US warning on El Obeid overlooks SAF’s Kordofan war hub, analysts

The United States has warned against a possible escalation around El Obeid, but pro-TASIS and pro-RSF voices say Washington’s statement ignores the city’s central role as a military and logistical base for the SAF junta and allied Islamist forces in Kordofan.

The State Department said it was “deeply concerned” by reports that the Rapid Support Forces and allied forces were massing around El Obeid, the capital of North Kordofan, echoing earlier warnings from Western governments and UN officials that a major battle could endanger hundreds of thousands of civilians.

But supporters of the Sudan Founding Alliance, known as TASIS, argue that the international framing reduces the battle to an RSF offensive while overlooking the wider military reality: El Obeid has long functioned as one of the SAF junta’s most important strongholds in western-central Sudan.

The city hosts the SAF’s Fifth Infantry Division, known as al-Hagana, and sits on the routes linking Khartoum and central Sudan to Kordofan and Darfur. For TASIS-aligned commentators, that makes El Obeid not merely a civilian city under threat, but a strategic node used by the old military state to coordinate operations, move supplies and prepare further campaigns into Kordofan and Darfur.

The argument is reinforced by SAF officials’ own public messaging. North Kordofan officials and SAF commanders have presented El Obeid not only as a city to be defended, but as a base from which the SAF intends to launch operations toward other parts of Kordofan and Darfur. TASIS-aligned voices say this undercuts Western portrayals of El Obeid as merely a civilian centre facing an RSF threat, and shows that the SAF junta has turned the city into a forward military platform for the continuation of war.

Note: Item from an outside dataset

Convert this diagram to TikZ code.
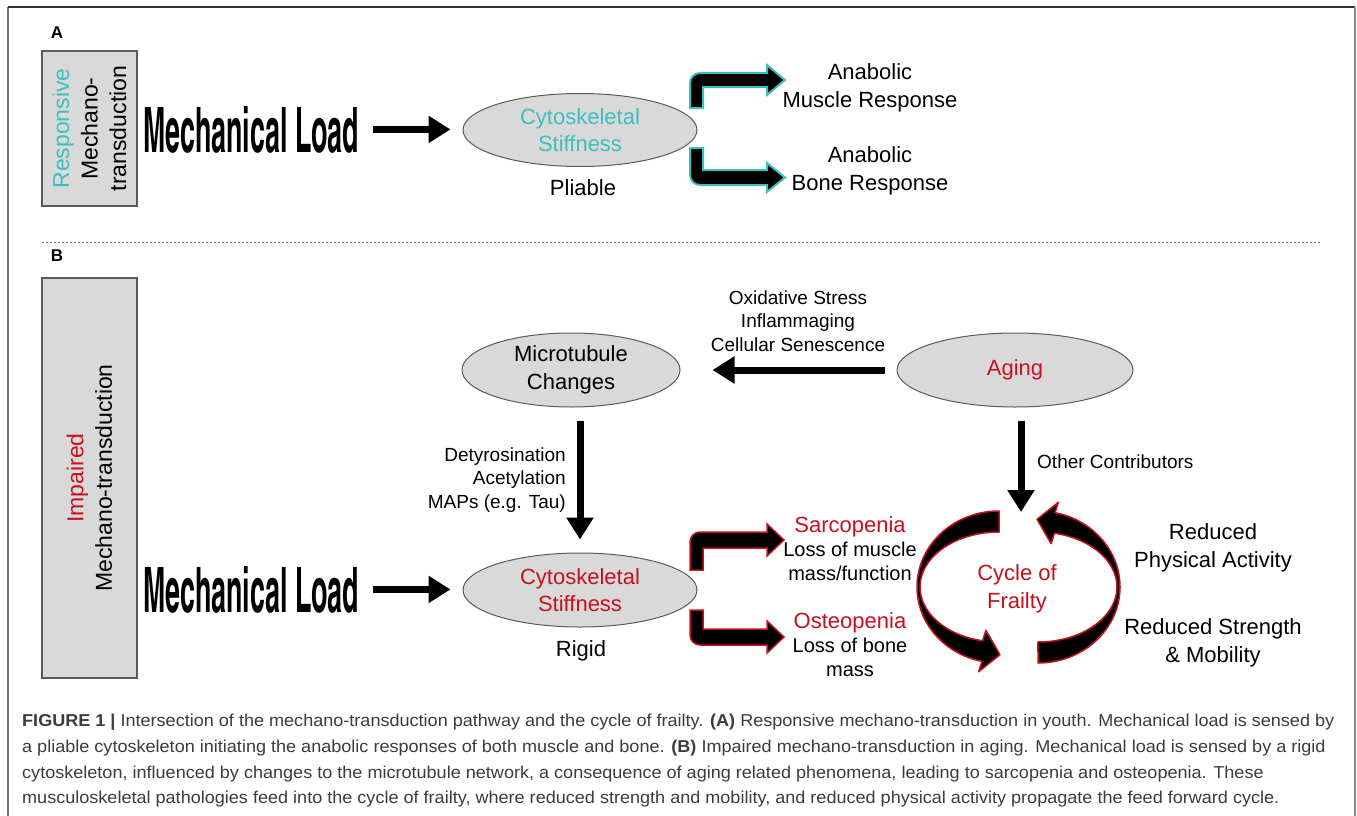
\documentclass[tikz,border=0pt]{standalone}
\usepackage{fontspec}
\usepackage{graphicx}
\setmainfont{Liberation Sans}
\newfontfamily\mlfont{texgyreheroscn-bold.otf}
\newfontfamily\capfont[FakeStretch=1.05]{Liberation Sans}
\usetikzlibrary{arrows.meta,shapes.geometric}
\definecolor{tealc}{RGB}{62,190,190}
\definecolor{redc}{RGB}{200,16,30}
\definecolor{fillg}{RGB}{217,217,217}
\definecolor{edgeg}{RGB}{90,90,90}
\definecolor{capc}{RGB}{60,60,60}
\tikzset{
 txt/.style={inner sep=0pt, align=center, font=\fontsize{22}{27.5}\selectfont},
 smalltxt/.style={inner sep=0pt, font=\fontsize{19}{23.5}\selectfont},
 sidebox/.style={draw=edgeg, fill=fillg, line width=1.5pt, rotate=90, align=center, inner sep=0pt, font=\fontsize{23}{28.5}\selectfont},
 oval/.style={ellipse, draw=edgeg, fill=fillg, line width=1pt, inner sep=0pt, align=center, font=\fontsize{22}{27.5}\selectfont},
 bigarrow/.style={line width=7pt, -{Triangle[length=22pt,width=26pt]}},
 bendA/.style={fill=black, draw=tealc, line width=2pt},
 bendB/.style={fill=black, draw=redc, line width=1.5pt},
 cyclearc/.style={fill=black, draw=redc, line width=1.5pt, line join=round},
 capline/.style={anchor=base west, inner sep=0pt, text=capc, font=\capfont\fontsize{17.2}{20}\selectfont},
 mlstyle/.style={anchor=base west, inner sep=0pt},
 panel/.style={inner sep=0pt, font=\bfseries\fontsize{17}{20}\selectfont},
}
\begin{document}
\begin{tikzpicture}[x=1pt,y=-1pt]
\useasboundingbox (0,0) rectangle (1357,816);
\fill[white] (0,0) rectangle (1357,816);
% frame
\draw[black!55, line width=1.5pt] (8,7) -- (8,816);
\draw[black!80, line width=1.5pt] (8,7) -- (1355,7);
\draw[black!45, line width=2.5pt] (1355,7) -- (1355,816);

% ---------- Panel A ----------
\node[panel] (lA) at (57,33) {A};
\node[sidebox, minimum width=155pt, minimum height=95pt] (boxA) at (89.5,128.5) {\textcolor{tealc}{Responsive}\\Mechano-\\transduction};
\node[mlstyle] (mlA) at (143,152) {\resizebox{216pt}{46pt}{\mlfont Mechanical Load}};
\node[oval, minimum width=234pt, minimum height=73pt, text=tealc] (ellA) at (580,130) {Cytoskeletal\\Stiffness};
\node[txt] (plA) at (583,188) {Pliable};
\draw[bigarrow, shorten <=14pt, shorten >=12pt] (mlA.east) -- (mlA.east -| ellA.west);

\filldraw[bendA] (690,108) -- (690,83) arc[start angle=180, end angle=270, radius=10] -- (767,73) -- (767,65) -- (785,80) -- (767,95) -- (767,87) -- (703,87) -- (703,108) -- cycle;
\filldraw[bendA] (690,148) -- (690,175) arc[start angle=180, end angle=90, radius=10] -- (767,185) -- (767,192) -- (785,177.5) -- (767,163) -- (767,170) -- (703,170) -- (703,148) -- cycle;
\node[txt] (muscle) at (870,88) {Anabolic\\Muscle Response};
\node[txt] (bone) at (870,171) {Anabolic\\Bone Response};

% separator
\draw[black!55, line width=1pt, dash pattern=on 2pt off 2pt] (42,242) -- (1322,242);

% ---------- Panel B ----------
\node[panel] (lB) at (57,256) {B};
\node[sidebox, minimum width=400pt, minimum height=95pt] (boxB) at (89.5,478) {\textcolor{redc}{Impaired}\\Mechano-transduction};
\node[mlstyle] (mlB) at (143,612) {\resizebox{216pt}{46pt}{\mlfont Mechanical Load}};
\node[oval, minimum width=234pt, minimum height=74pt, text=redc] (ellB) at (580,590) {Cytoskeletal\\Stiffness};
\node[txt] (rigid) at (581,651) {Rigid};
\draw[bigarrow, shorten <=14pt, shorten >=12pt] (mlB.east) -- (mlB.east -| ellB.west);

\node[oval, minimum width=218pt, minimum height=74pt] (mt) at (571,370) {Microtubule\\Changes};
\node[oval, minimum width=236pt, minimum height=74pt, text=redc] (aging) at (1015,370) {Aging};
\node[smalltxt, align=center] (ox) at (798,321) {Oxidative Stress\\Inflammaging\\Cellular Senescence};
\draw[bigarrow, shorten <=12pt, shorten >=32pt] (aging.west) -- (mt.east);

\node[smalltxt, align=right, anchor=east] (dety) at (566,480) {Detyrosination\\Acetylation\\MAPs (e.g. Tau)};
\draw[bigarrow, shorten <=13pt, shorten >=13pt] (mt.south -| ellB.north) -- (ellB.north);

\coordinate (cycTop) at (1021,512);
\draw[bigarrow, shorten <=13pt] (aging.south -| cycTop) -- (cycTop);
\node[smalltxt, anchor=west] (other) at (1037,462) {Other Contributors};

\filldraw[bendB] (690,570) -- (690,542) arc[start angle=180, end angle=270, radius=10] -- (767,532) -- (767,524) -- (784,540) -- (767,556) -- (767,548) -- (703,548) -- (703,570) -- cycle;
\filldraw[bendB] (690,610) -- (690,635) arc[start angle=180, end angle=90, radius=10] -- (767,645) -- (767,653) -- (784,637) -- (767,621) -- (767,629) -- (703,629) -- (703,610) -- cycle;

\node[inner sep=0pt, align=center, font=\fontsize{20}{24}\selectfont] (sarc) at (850,549) {{\fontsize{22}{24}\selectfont\textcolor{redc}{Sarcopenia}}\\Loss of muscle\\mass/function};
\node[inner sep=0pt, align=center, font=\fontsize{20}{24}\selectfont] (osteo) at (850,645) {{\fontsize{22}{24}\selectfont\textcolor{redc}{Osteopenia}}\\Loss of bone\\mass};

% cycle of frailty
\filldraw[cyclearc] (999,511) arc[start angle=270, end angle=102, x radius=82, y radius=76] -- (978.7,671.7) -- (1000,654.7) -- (985.9,630.3) -- (982.6,640.8) arc[start angle=102, end angle=270, x radius=79, y radius=55] -- cycle;
\filldraw[cyclearc] (1038,663) arc[start angle=90, end angle=-78, x radius=82, y radius=76] -- (1058.3,502.3) -- (1037,519.3) -- (1051.1,543.7) -- (1054.4,533.2) arc[start angle=-78, end angle=90, x radius=79, y radius=55] -- cycle;
\node[txt, text=redc] (cyc) at (1017,589) {Cycle of\\Frailty};
\node[txt] (rpa) at (1213,548) {Reduced\\Physical Activity};
\node[txt] (rsm) at (1213,643) {Reduced Strength\\\& Mobility};

% caption
\node[capline] (c1) at (22,726) {\textbf{FIGURE 1 |} Intersection of the mechano-transduction pathway and the cycle of frailty. \textbf{(A)} Responsive mechano-transduction in youth. Mechanical load is sensed by};
\node[capline] (c2) at (22,752) {a pliable cytoskeleton initiating the anabolic responses of both muscle and bone. \textbf{(B)} Impaired mechano-transduction in aging. Mechanical load is sensed by a rigid};
\node[capline] (c3) at (22,778) {cytoskeleton, influenced by changes to the microtubule network, a consequence of aging related phenomena, leading to sarcopenia and osteopenia. These};
\node[capline] (c4) at (22,803) {musculoskeletal pathologies feed into the cycle of frailty, where reduced strength and mobility, and reduced physical activity propagate the feed forward cycle.};
\end{tikzpicture}
\end{document}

For TASIS-aligned commentators, El Obeid represents one of the last decisive strongholds of Sudan’s old military-Islamist order in Kordofan. They argue that breaking SAF control there would reshape the war by linking anti-junta areas from Darfur through Kordofan and opening pressure routes toward White Nile and Khartoum.

That argument sharply contrasts with the Reuters and Western diplomatic line, which has focused on fears of atrocities and civilian casualties if RSF and allied forces advance. Western governments have called on the RSF to halt any assault and urged both the RSF and SAF to protect civilians and allow humanitarian access.

TASIS-aligned voices, however, say the pressure should not be directed only at the RSF. They point to SAF’s continued militarisation of urban centres, its use of garrisons inside major cities, and the role of Islamist-aligned armed groups fighting alongside the SAF as key reasons why cities such as El Obeid remain trapped in the war.

The city’s importance has increased as Kordofan becomes the main battlefield between the SAF junta and forces opposed to the old regime. El Obeid links Darfur to central Sudan, while nearby routes connect North Kordofan to West Kordofan, South Kordofan, White Nile and eventually Khartoum. Any shift there would have consequences far beyond the state itself.

Recent reports from the city say drone strikes and explosions have hit areas around El Obeid, including Khour Taggat east of the city, while civilians face worsening shortages of fuel, water and electricity. Humanitarian monitors warn that displaced families who fled earlier fighting in Darfur and Kordofan may again be forced to move if clashes expand.

For pro-TASIS voices, the battle is therefore being misrepresented internationally. They argue that Western governments are treating the advance toward El Obeid as an isolated threat by the RSF, while ignoring SAF’s role in turning the city into a fortified base for the continuation of war.

The U.S. warning is likely to increase international pressure on the RSF and TASIS-aligned forces, but it may also deepen frustration among Sudanese factions who believe Washington and European capitals continue to frame the conflict through the language of humanitarian alarm while avoiding the political question at the centre of the war: the survival of the SAF-Islamist military order.